Director Christopher Melvin, who represents Chicago, argued that the letters downplayed the importance of the state of good repair. “Think of it in three ways. There is user experience, which is important. It's important to have good, comfortable buses and trains, to have safe, well-lit stations. Secondly, on operating basis, if you got modern equipment, you have to spend less money on repair, so it's more efficient use of taxpayer dollars, Third, we're all concerned about people moving out of the region, moving out of state. We're clearly in competition with other regions, and our transposition system is a gem of the region, and it's incumbent of us to maintain it,'”

Director Mary Beth Canty, who represents suburban Cook County, said that stakeholder concerns were “important observations” and that “there some requests that I think should be taken seriously.
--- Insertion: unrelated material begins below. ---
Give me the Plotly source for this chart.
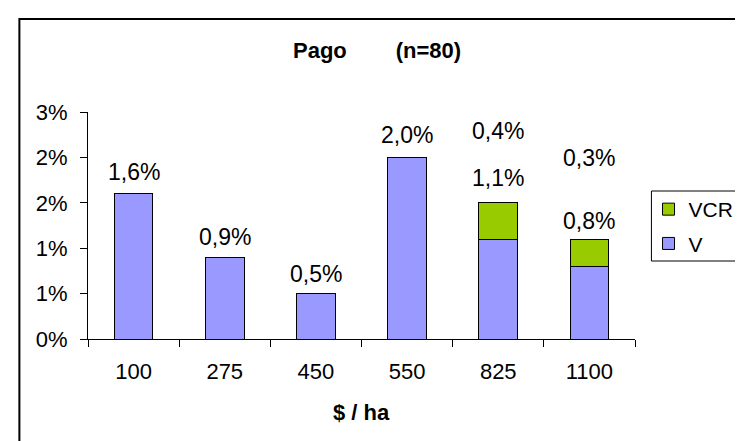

Btu what I don't want to see is perfect get in the way of progress.”

“Everybody will be at the table,” promised director Michael Lewis, who also represents suburban Cook County “Nothing is locked in stone, except maybe Ten Commandments, so this not the end of everything today.”

In a follow-up interview, Audrey Wennink, said that while state of good repair was important, the organizations still feels that the RTA’s emphasis on fix-it-first would lead to “rebuilding old systems that need to be reevaluated.” She said that she hopes that the RTA will follow through on addressing their concerns.

“Advocates will continue to engage with the RTA and its board members on an ongoing basis to ensure that venues for stakeholder engagement are offered and that the capital allocation methodology continues to evolve and incorporates some of our suggestions,” Wennink said. “The RTA has committed to writing a formal response to advocates and we hope they will make some firm commitments in this regard.”